Keeping myself locked up and in a jail cell, deprived of happiness and joy? Deprived of love and comfort? Truth? Strength? Courage? What’s been the point of all of this suffering?
. . . because it’s sure felt real to me.
I suppose the point has literally been, for me anyway, suffering is an experience that exists when I believe negative and bad things about myself. Many of these beliefs are unconscious and drive me to my jail cell with no key in sight. These beliefs fight everyday to prove themselves ‘right’ and worthy of staying alive. They have fought so hard to exist that they’ve manufactured their own body to stay alive – my shadow body.

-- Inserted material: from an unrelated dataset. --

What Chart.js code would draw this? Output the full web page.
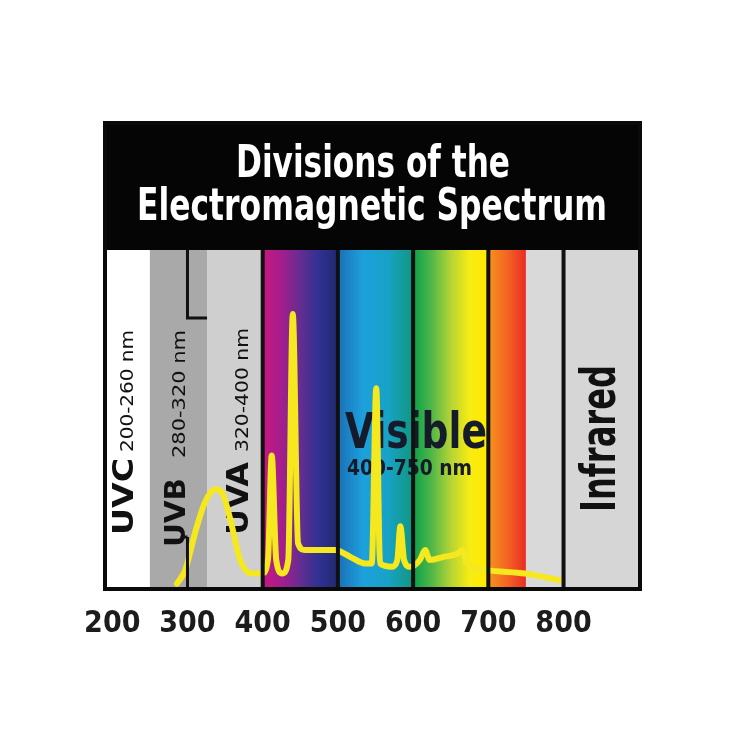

My shadow body is like the black market – bargaining, lying, wheeling and dealing to stay alive. Its life is lived at the expense of my light body. My light body has unconditional love and compassion – it will diminish itself until it can no longer be sustained. I make this happen. I disconnect my light body from Source, allowing it to shrivel up and slowly die, sacrificing itself to keep my shadow body alive and well . . . until I stop.
What a raw deal for my light body and my overall well-being.
Have I had enough yet?
Well – YES – I have!
Finally. Yes. I’ve had enough. I no longer need to entertain and pacify my shadow body. I can lift my head up from darkness, punishment and dejection. I’ve fired my shadow body from running my life and placed my Higher Self/Power in charge. I live through and by Divine Right Order and Timing. My innocence is returning. I don’t know God’s plans for the world or humanity, but I do know it’s a Grand Plan! I need to trust that as I release my own suffering and the suffering of others, my way is made clear and my life is now guided by light and truth. My path is open.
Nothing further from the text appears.